The sounds echoed among the canyons of buildings from many architectural periods. Whenever I was out of hearing range of any street musicians, the voices of the people, walking quickly in the brisk night, hummed in the air creating a joyful din. Even the warning alarm on the subway emitted a harmonious chord.

I attended a performance of local musicians playing Mozart, and it was stunning. Who could match the intimacy these Viennese musicians have with their material, playing it day in and day out in the city of the music’s birth? Their confidence and their authenticity were matched only by their sheer exuberance. I had never before experienced Ccassical music that felt so alive.

Watching Viennese musicians perform classical music in Vienna seemed like the most authentic way to experience it, like listening to jazz played by New Orleans musicians. In Vienna there are concerts every day and night. But aside from the music, there is the street life, which must be experienced to gain a feeling for the cultural life of the city that produced so much great music.

The same richness is reflected in all other aspects of the city as well. Its array of fine arts, history, food, shopping and entertainment offer more possibilities than there could ever be time for.

Keeps On Rollin’
Although for me Vienna is the highlight, it is only one of many amazing places along the Danube. The musical culture was not confined to Vienna, but spread throughout the region and thrived in places like Budapest, as well as Prague and Salzburg, which are not on the Danube but nearby.

At 1,771 miles the Danube is the longest river in Western Europe. In all of Europe only Russia’s Volga is longer. The Danube starts in Germany’s Black Forest and dumps into the Black Sea at its delta in Romania. Its drainage basin includes nine modern countries.

The Danube was nourishing Europe before history. It was navigated by the Greeks. It was on the northern frontiers of the Roman Empire and the Romans set up military bases there, which became the foundations for many of the cities along the Danube. Budapest, Vienna and Belgrade all started as Roman outposts.

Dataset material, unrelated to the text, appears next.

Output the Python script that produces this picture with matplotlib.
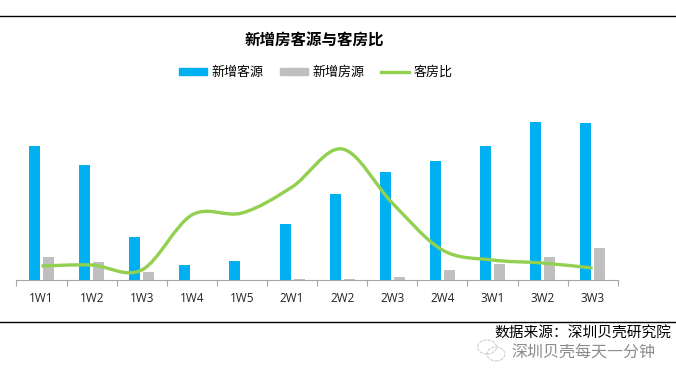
import matplotlib
matplotlib.use('Agg')
import matplotlib.pyplot as plt
from matplotlib.patches import Ellipse, PathPatch
from matplotlib.path import Path
from matplotlib.lines import Line2D
from matplotlib.patches import Patch
import numpy as np

plt.rcParams['font.family'] = ['Noto Sans CJK SC', 'DejaVu Sans']

weeks = ['1W1', '1W2', '1W3', '1W4', '1W5', '2W1', '2W2', '2W3', '2W4', '3W1', '3W2', '3W3']
new_clients = [134, 115, 43, 15, 19, 56, 86, 108, 119, 134, 158, 157]
new_listings = [23, 18, 8, 0, 0, 1, 1, 3, 10, 16, 23, 32]
client_ratio = [1.4, 1.5, 1.0, 6.5, 6.7, 9.3, 13.1, 7.7, 3.0, 2.0, 1.7, 1.2]

BLUE = '#00B0F0'
GRAY = '#BFBFBF'
GREEN = '#92D050'

W, H = 676, 381
fig = plt.figure(figsize=(W / 100, H / 100), dpi=100)

ax = fig.add_axes([16.5 / W, (H - 280) / H, (617.7 - 16.5) / W, 165 / H])
x = np.arange(len(weeks))
ax.bar(x - 0.14, new_clients, width=0.22, color=BLUE)
ax.bar(x + 0.14, new_listings, width=0.22, color=GRAY)
ax.set_xlim(-0.5, 11.5)
ax.set_ylim(0, 165)

# 折线放在次坐标轴
ax2 = ax.twinx()
ax2.set_ylim(0, 16.5)
ax2.axis('off')

# 平滑线: 用 Catmull-Rom 控制点连接各数据点
y = client_ratio
verts = [(x[0], y[0])]
codes = [Path.MOVETO]
for i in range(len(y) - 1):
    y0 = y[max(i - 1, 0)]
    y3 = y[min(i + 2, len(y) - 1)]
    x0 = x[max(i - 1, 0)]
    x3 = x[min(i + 2, len(y) - 1)]
    verts.append((x[i] + (x[i + 1] - x0) / 6, y[i] + (y[i + 1] - y0) / 6))
    verts.append((x[i + 1] - (x3 - x[i]) / 6, y[i + 1] - (y3 - y[i]) / 6))
    verts.append((x[i + 1], y[i + 1]))
    codes += [Path.CURVE4] * 3
ax2.add_patch(PathPatch(Path(verts, codes), facecolor='none', edgecolor=GREEN, lw=2.4))

for side in ['top', 'left', 'right']:
    ax.spines[side].set_visible(False)
ax.spines['bottom'].set_color('#A6A6A6')
ax.set_yticks([])
ax.set_xticks(x)
ax.set_xticklabels(weeks, fontsize=8.5, color='#222222', family=['Open Sans'])
ax.tick_params(axis='x', which='major', length=0, pad=9)
ax.set_xticks(np.arange(-0.5, 12), minor=True)
ax.tick_params(axis='x', which='minor', length=4, color='#A6A6A6', width=0.8)

handles = [Patch(color=BLUE), Patch(color=GRAY), Line2D([0], [0], color=GREEN, lw=2.4)]
fig.legend(handles, ['新增客源', '新增房源', '客房比'], ncol=3, frameon=False, fontsize=9.4,
           loc='center', bbox_to_anchor=(315.5 / W, 1 - 72.5 / H), handlelength=2.2, handleheight=0.5,
           handletextpad=0.3, columnspacing=1.25, labelcolor='black')

fig.text(314 / W, 1 - 40.5 / H, '新增房客源与客房比', fontsize=11.2, fontweight='bold', ha='center', va='center')

# 上下分隔线
fig.add_artist(Line2D([0, 1], [1 - 15.5 / H] * 2, color='black', lw=1))
fig.add_artist(Line2D([0, 1], [1 - 321.5 / H] * 2, color='black', lw=1))

fig.text(671 / W, 1 - 333 / H, '数据来源\uff1a深圳贝壳研究院', fontsize=10.6, ha='right', va='center')

# 水印
fig.text(511 / W, 1 - 353 / H, '深圳贝壳每天一分钟', fontsize=11.5, color='#8C8C8C', ha='left', va='center')
for cx, cy, w, h in [(487, 347, 19, 14), (496, 354, 18, 14)]:
    fig.add_artist(Ellipse((cx / W, 1 - cy / H), w / W, h / H, transform=fig.transFigure,
                           facecolor='none', edgecolor='#CFCFCF', lw=0.8, linestyle=(0, (3, 1))))

fig.savefig('out.png', dpi=100)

For centuries when the Ottoman Empire struggled with the Austrian Empire for power and territory, the Danube was the border between them.

Today you can take a river cruise on the Danube and experience not only Vienna, but also the countryside, and the little towns and villages that cluster near the river’s edge. Traveling by river cruise you can connect with the world before trains and automobiles and gives you a more enduring sense of what the place has been like for millennia.

On that note I bid you adieu. I hope you have your chance to go rolling on the river.